» **GIVEN INSTRUCTION**: Pull out every line below that contains the word "with".

[Lines of data]

+ + + + +

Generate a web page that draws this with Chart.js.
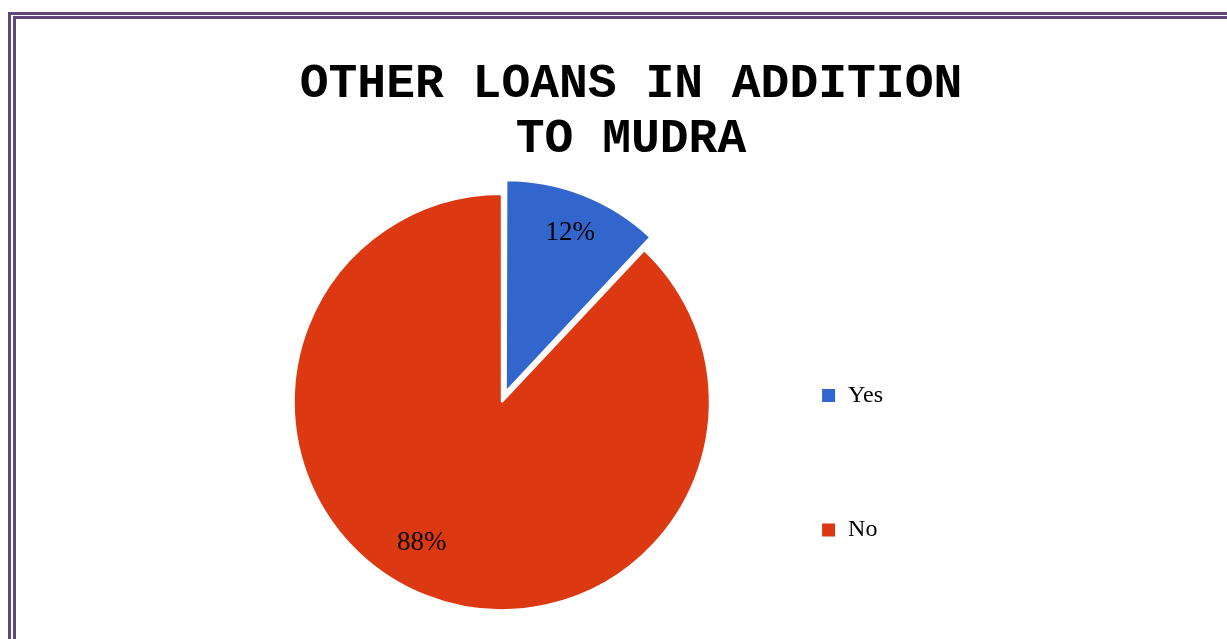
<!DOCTYPE html>
<html>
<head>
<meta charset="utf-8">
<script src="https://cdn.jsdelivr.net/npm/chart.js@4.4.1/dist/chart.umd.min.js"></script>
<style>
  html, body { margin: 0; padding: 0; background: #fff; overflow: hidden; }
  .frame { position: absolute; border-top: 3px solid #5f497a; border-left: 3px solid #5f497a; }
  #outer { left: 8px; top: 12px; width: 1300px; height: 700px; }
  #inner { left: 13px; top: 16px; width: 1300px; height: 700px; }
  #wrap { position: absolute; left: 0; top: 0; width: 1227px; height: 639px; }
</style>
</head>
<body>
<div class="frame" id="outer"></div>
<div class="frame" id="inner"></div>
<div id="wrap"><canvas id="chart"></canvas></div>
<script>
// chart data
var titleLines = ["OTHER LOANS IN ADDITION", "TO MUDRA"];
var categories = ["Yes", "No"];
var percentages = [12, 88];
var sliceColors = ["#3366cc", "#dc3912"];

// title is centred over the whole frame, not over the plot area
var frameTitle = {
  id: "frameTitle",
  afterDraw: function(chart, args, opts) {
    var ctx = chart.ctx;
    ctx.save();
    ctx.font = opts.font;
    ctx.fillStyle = opts.color;
    ctx.textAlign = "center";
    ctx.textBaseline = "alphabetic";
    titleLines.forEach(function(line, i) {
      ctx.fillText(line, opts.x, opts.y + i * opts.lineHeight);
    });
    ctx.restore();
  }
};

// percent labels inside slices
var sliceLabels = {
  id: "sliceLabels",
  afterDatasetsDraw: function(chart, args, opts) {
    var ctx = chart.ctx;
    var meta = chart.getDatasetMeta(0);
    ctx.save();
    ctx.font = opts.font;
    ctx.fillStyle = opts.color;
    ctx.textAlign = "center";
    ctx.textBaseline = "middle";
    meta.data.forEach(function(arc, i) {
      var p = arc.getProps(["x", "y", "startAngle", "endAngle", "outerRadius"], true);
      var pos = opts.positions[i];
      var a = (p.startAngle + p.endAngle) / 2 + pos.shift * Math.PI / 180;
      var r = p.outerRadius * pos.r;
      ctx.fillText(percentages[i] + "%", p.x + Math.cos(a) * r, p.y + Math.sin(a) * r);
    });
    ctx.restore();
  }
};

var chart = new Chart(document.getElementById("chart"), {
  type: "pie",
  data: {
    labels: categories,
    datasets: [{
      data: percentages,
      backgroundColor: sliceColors,
      borderColor: "#ffffff",
      borderWidth: 2,
      offset: [44, 0]
    }]
  },
  options: {
    responsive: true,
    maintainAspectRatio: false,
    animation: false,
    radius: 208,
    layout: { padding: { top: 165, bottom: -13.5, left: 293, right: 334 } },
    plugins: {
      tooltip: { enabled: false },
      title: { display: false },
      legend: {
        display: true,
        position: "right",
        align: "end",
        labels: {
          color: "#000",
          boxWidth: 15,
          boxHeight: 15,
          padding: 110.5,
          font: { family: "'Liberation Serif', 'Times New Roman', serif", size: 24 }
        }
      },
      frameTitle: {
        font: "bold 48px 'Liberation Mono', 'Courier New', monospace",
        color: "#000",
        x: 631,
        y: 97,
        lineHeight: 55
      },
      sliceLabels: {
        font: "27px 'Liberation Serif', 'Times New Roman', serif",
        color: "#000",
        positions: [{ r: 0.875, shift: 0.5 }, { r: 0.78, shift: 8 }]
      }
    }
  },
  plugins: [sliceLabels, frameTitle]
});
</script>
</body>
</html>
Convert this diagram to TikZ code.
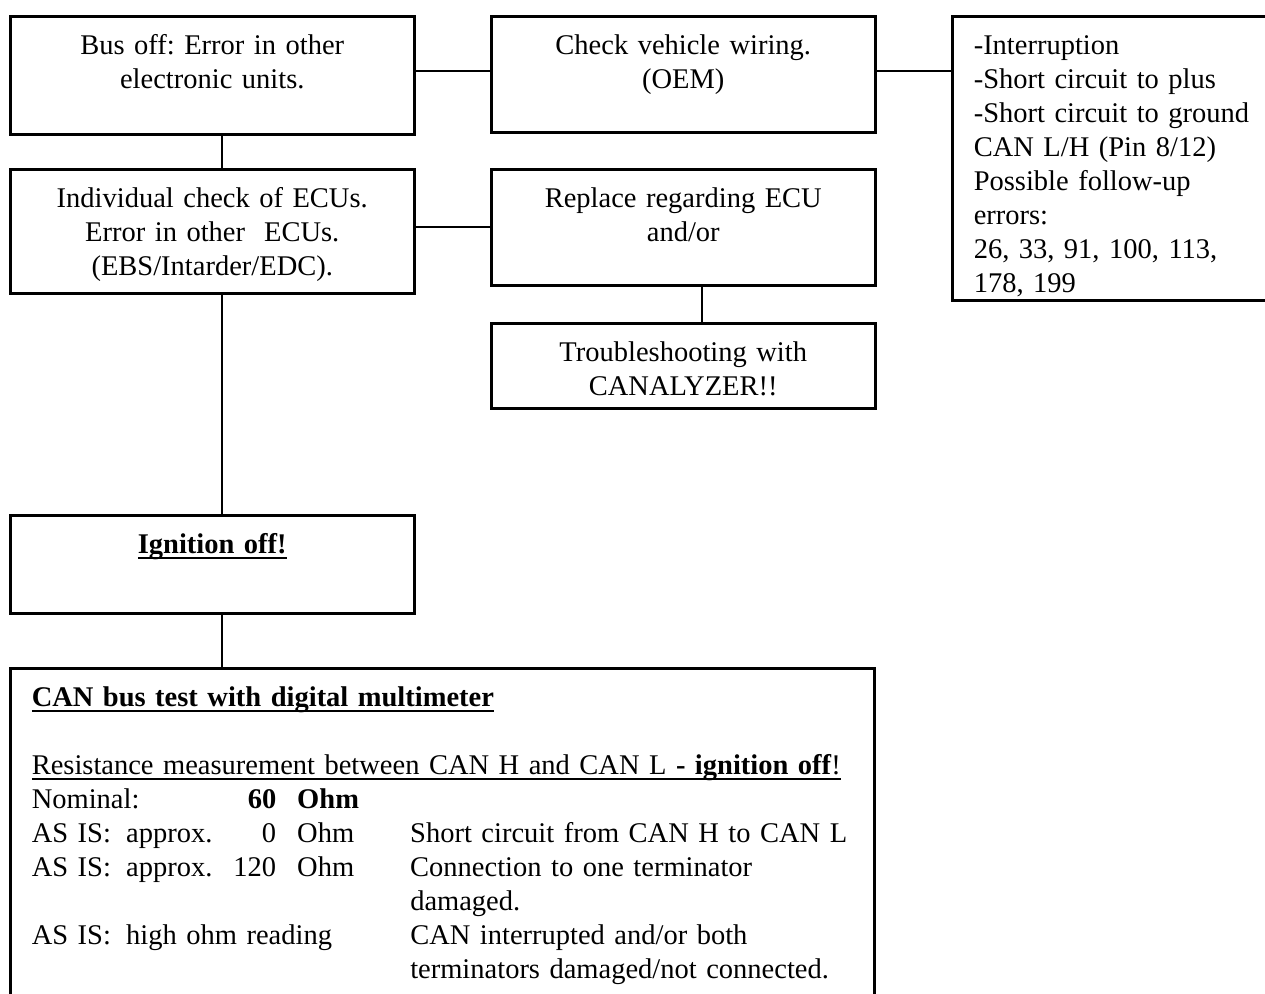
\documentclass[tikz,border=0pt]{standalone}
\usepackage{fontspec}
\setmainfont{Liberation Serif}
\frenchspacing

% underline at a fixed depth below the baseline
\newcommand{\undl}[1]{\leavevmode\setbox0\hbox{#1}\rlap{\rule[-2.4pt]{\wd0}{0.8pt}}\box0}
% place a piece of text at a fixed offset inside a line
\newcommand{\colat}[2]{\makebox[0pt][l]{\hspace*{#1}#2}}

\tikzset{
  stepbox/.style={draw, line width=1pt, anchor=north west, inner xsep=0pt,
    inner ysep=0pt, align=center, text height=15.2pt,
    font=\fontsize{11.4}{13.6}\selectfont},
  listbox/.style={stepbox, align=left, inner xsep=8.6pt},
  wire/.style={line width=0.8pt}
}

\begin{document}
\begin{tikzpicture}[x=0.4pt, y=-0.4pt]
  \useasboundingbox (0,0) rectangle (1265,993);
  \clip (0,0) rectangle (1265,993);
  % left column
  \node[stepbox, text width=161.6pt, text depth=32pt] (busoff) at (9,15)
    {Bus off: Error in other\\electronic units.};
  \node[stepbox, text width=161.6pt, text depth=34.4pt] (ecucheck) at (9,168)
    {Individual check of ECUs.\\Error in other~~ECUs.\\(EBS/Intarder/EDC).};
  \node[stepbox, text width=161.6pt, text depth=24pt] (ignition) at (9,514)
    {\undl{\textbf{Ignition off!}}};
  % middle column
  \node[stepbox, text width=153.6pt, text depth=31.2pt] (wiring) at (490,15)
    {Check vehicle wiring.\\(OEM)};
  \node[stepbox, text width=153.6pt, text depth=31.2pt] (replace) at (490,168)
    {Replace regarding ECU\\and/or};
  \node[stepbox, text width=153.6pt, text depth=18.8pt] (canalyzer) at (490,322)
    {Troubleshooting with\\CANALYZER!!};
  % right column (runs off the page)
  \node[listbox, text width=122.4pt, text depth=98.4pt] (faults) at (951,15)
    {-Interruption\\
     -Short circuit to plus\\
     -Short circuit to ground\\
     CAN L/H (Pin 8/12)\\
     Possible follow-up\\
     errors:\\
     26, 33, 91, 100, 113,\\
     178, 199};
  % multimeter test
  \node[listbox, text width=328.4pt, text depth=126pt] (cantest) at (9,667)
    {\undl{\textbf{CAN bus test with digital multimeter}}\\[13.6pt]
     \undl{Resistance measurement between CAN H and CAN L \textbf{- ignition off}!}\\
     \colat{0pt}{Nominal:}\colat{97.8pt}{\llap{\textbf{60}}}\colat{106.2pt}{\textbf{Ohm}}\\
     \colat{0pt}{AS IS:}\colat{37.8pt}{approx.}\colat{97.8pt}{\llap{0}}\colat{106.2pt}{Ohm}\colat{151.4pt}{Short circuit from CAN H to CAN L}\\
     \colat{0pt}{AS IS:}\colat{37.8pt}{approx.}\colat{97.8pt}{\llap{120}}\colat{106.2pt}{Ohm}\colat{151.4pt}{Connection to one terminator}\\
     \colat{151.4pt}{damaged.}\\
     \colat{0pt}{AS IS:}\colat{37.8pt}{high ohm reading}\colat{151.4pt}{CAN interrupted and/or both}\\
     \colat{151.4pt}{terminators damaged/not connected.}};
  % connectors
  \draw[wire] ([yshift=1.6pt]busoff.east) -- ([yshift=1.6pt]busoff.east -| wiring.west);
  \draw[wire] ([yshift=1.2pt]wiring.east) -- ([yshift=1.2pt]wiring.east -| faults.west);
  \draw[wire] (ecucheck.east |- replace.west) -- (replace.west);
  \draw[wire] ([xshift=7.6pt]replace.south) -- ([xshift=7.6pt]replace.south |- canalyzer.north);
  \draw[wire] ([xshift=4pt]busoff.south) -- ([xshift=4pt]busoff.south |- ecucheck.north);
  \draw[wire] ([xshift=4pt]ecucheck.south) -- ([xshift=4pt]ecucheck.south |- ignition.north);
  \draw[wire] ([xshift=4pt]ignition.south) -- ([xshift=4pt]ignition.south |- cantest.north);
\end{tikzpicture}
\end{document}
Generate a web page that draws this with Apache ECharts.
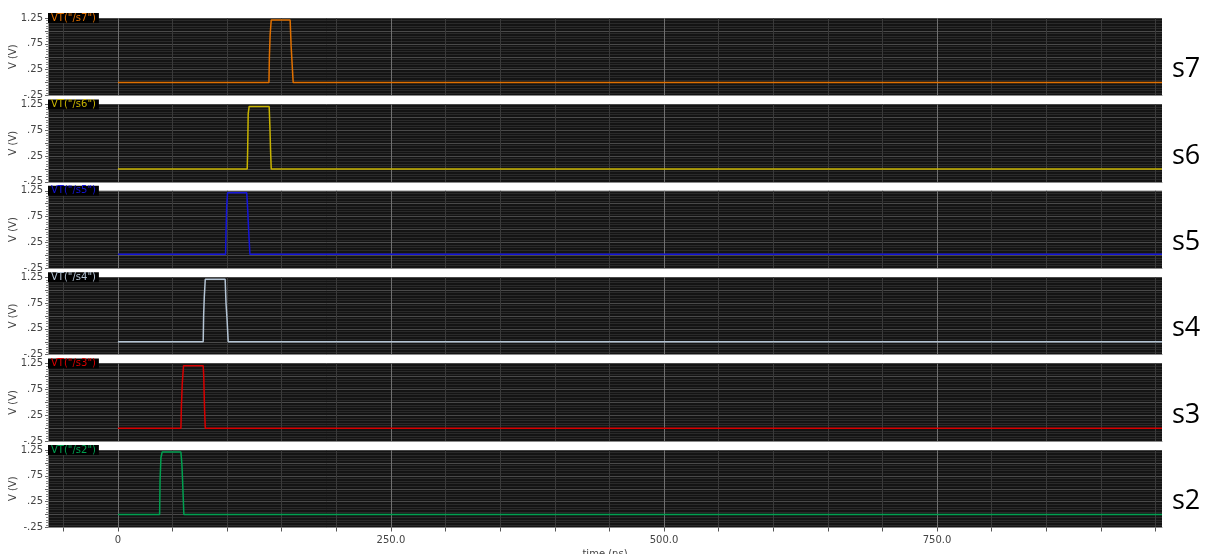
<!DOCTYPE html>
<html>
<head>
<meta charset="utf-8">
<script src="https://cdn.jsdelivr.net/npm/echarts@6/dist/echarts.min.js"></script>
<style>
html, body { margin: 0; padding: 0; background: #fff; }
#main { width: 1205px; height: 554px; }
</style>
</head>
<body>
<div id="main"></div>
<script>
// panels from top to bottom
var panelNames = ['s7', 's6', 's5', 's4', 's3', 's2'];
var traceNames = ['VT("/s7")', 'VT("/s6")', 'VT("/s5")', 'VT("/s4")', 'VT("/s3")', 'VT("/s2")'];

// time (ns) / voltage (V) of each transient trace
var s7Time = [0, 138.3, 138.7, 139.4, 140.4, 157.7, 158.6, 159.5, 160.5, 956];
var s7Volt = [0, 0, 0.5, 0.93, 1.21, 1.21, 0.71, 0.37, 0, 0];
var s6Time = [0, 118.4, 118.8, 119.3, 120.2, 138.5, 139.2, 139.8, 140.4, 956];
var s6Volt = [0, 0, 0.35, 1.07, 1.21, 1.21, 0.8, 0.35, 0, 0];
var s5Time = [0, 98.6, 99.0, 99.6, 100.4, 118.0, 118.8, 119.8, 120.9, 956];
var s5Volt = [0.02, 0.02, 0.45, 0.95, 1.21, 1.21, 0.9, 0.45, 0.02, 0.02];
var s4Time = [0, 78.1, 78.5, 79.1, 80.0, 98.2, 99.0, 99.9, 101.0, 956];
var s4Volt = [0, 0, 0.51, 0.87, 1.21, 1.21, 0.74, 0.45, 0, 0];
var s3Time = [0, 57.7, 58.1, 58.9, 60.1, 78.1, 78.6, 79.3, 80.0, 956];
var s3Volt = [0, 0, 0.4, 0.85, 1.21, 1.21, 1.0, 0.4, 0, 0];
var s2Time = [0, 38.2, 38.6, 39.4, 40.5, 57.7, 58.6, 59.2, 60.4, 956];
var s2Volt = [0, 0, 0.66, 1.1, 1.21, 1.21, 0.97, 0.67, 0, 0];

var traceTimes = [s7Time, s6Time, s5Time, s4Time, s3Time, s2Time];
var traceVolts = [s7Volt, s6Volt, s5Volt, s4Volt, s3Volt, s2Volt];

// axes
var xTickValues = [-50, 0, 50, 100, 150, 200, 250, 300, 350, 400, 450, 500, 550, 600, 650, 700, 750, 800, 850, 900, 950];
var xLabelValues = [0, 250, 500, 750];
var xLabelTexts = ['0', '250.0', '500.0', '750.0'];
var yLabelValues = [-0.25, 0.25, 0.75, 1.25];
var yLabelTexts = ['-.25', '.25', '.75', '1.25'];

var traceColors = ['#e07000', '#c8b400', '#1414d8', '#b4c4d4', '#d80000', '#00a050'];

var gridTop = 18, gridStep = 86.4, gridHeight = 77.5;

var grids = [], xAxes = [], yAxes = [], series = [], titles = [], texts = [];

panelNames.forEach(function (name, i) {
    var top = gridTop + gridStep * i;
    var last = i === panelNames.length - 1;
    grids.push({
        left: 48, width: 1114, top: top, height: gridHeight,
        outerBoundsMode: 'none', containLabel: false,
        show: true, backgroundColor: '#141414', borderWidth: 0
    });
    xAxes.push({
        type: 'value', gridIndex: i, min: -64, max: 956,
        axisLine: {show: true, onZero: false, lineStyle: {color: '#8a8a8a', width: 1}},
        axisTick: {show: last, customValues: xTickValues, length: 4, lineStyle: {color: '#555'}},
        axisLabel: {
            show: last, customValues: xLabelValues, margin: 8,
            color: '#444', fontSize: 10, fontFamily: 'DejaVu Sans',
            formatter: function (v) { return xLabelTexts[xLabelValues.indexOf(v)]; }
        },
        splitLine: {show: true, lineStyle: {color: ['#3a3a3a', '#707070', '#3a3a3a', '#3a3a3a', '#3a3a3a'], width: 1}},
        name: last ? 'time (ns)' : '', nameLocation: 'middle', nameGap: 22, nameMoveOverlap: false,
        nameTextStyle: {color: '#444', fontSize: 10, fontFamily: 'DejaVu Sans'}
    });
    yAxes.push({
        type: 'value', gridIndex: i, min: -0.25, max: 1.25, interval: 0.25,
        axisLine: {show: true, onZero: false, lineStyle: {color: '#8a8a8a'}},
        axisTick: {show: true, length: 3, lineStyle: {color: '#666'}},
        minorTick: {show: true, splitNumber: 5, length: 2, lineStyle: {color: '#888'}},
        axisLabel: {
            customValues: yLabelValues, margin: 5,
            color: '#444', fontSize: 10, fontFamily: 'DejaVu Sans',
            formatter: function (v) { return yLabelTexts[yLabelValues.indexOf(v)]; }
        },
        splitLine: {show: true, lineStyle: {color: '#4a4a4a', width: 1}},
        minorSplitLine: {show: true, lineStyle: {color: '#2a2a2a', width: 1}},
        name: 'V (V)', nameLocation: 'middle', nameGap: 30, nameRotate: 90, nameMoveOverlap: false,
        nameTextStyle: {color: '#444', fontSize: 10, fontFamily: 'DejaVu Sans'}
    });
    series.push({
        name: traceNames[i], type: 'line', xAxisIndex: i, yAxisIndex: i,
        showSymbol: false, symbol: 'none', animation: false,
        lineStyle: {color: traceColors[i], width: 1.5},
        data: traceTimes[i].map(function (t, k) { return [t, traceVolts[i][k]]; })
    });
    titles.push({
        text: traceNames[i], left: 48, top: top - 5,
        backgroundColor: '#000', padding: [0, 3],
        textStyle: {color: traceColors[i], fontSize: 10, fontWeight: 'normal', fontFamily: 'DejaVu Sans', lineHeight: 10}
    });
    texts.push({
        type: 'text', left: 1172, top: top + 38,
        style: {text: name, fontSize: 27, fontFamily: 'Open Sans', fill: '#000'}
    });
});

var chart = echarts.init(document.getElementById('main'));
chart.setOption({
    animation: false,
    backgroundColor: '#fff',
    title: titles,
    grid: grids,
    xAxis: xAxes,
    yAxis: yAxes,
    series: series,
    graphic: texts
});
</script>
</body>
</html>
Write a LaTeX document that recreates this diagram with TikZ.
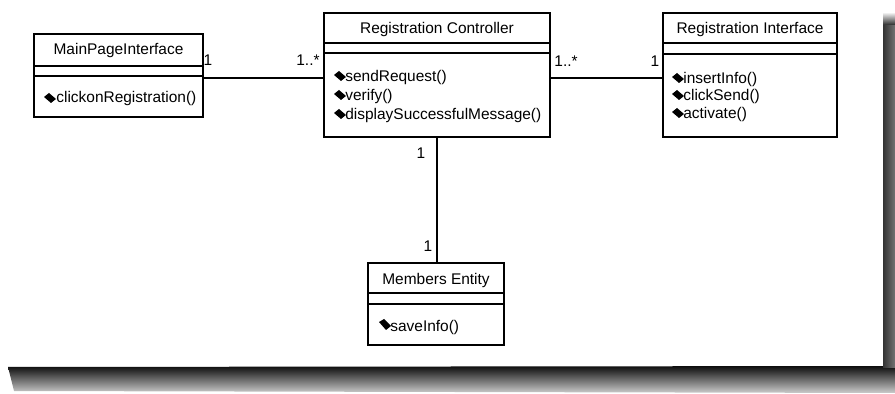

+ + + + +

» **EXERCISE ANSWER**:
Generate a web page that draws this with Chart.js.
    {Troubleshooting with\\CANALYZER!!};
    {\undl{\textbf{CAN bus test with digital multimeter}}\\[13.6pt]
Generate a web page that draws this with Apache ECharts.
Write a LaTeX document that recreates this diagram with TikZ.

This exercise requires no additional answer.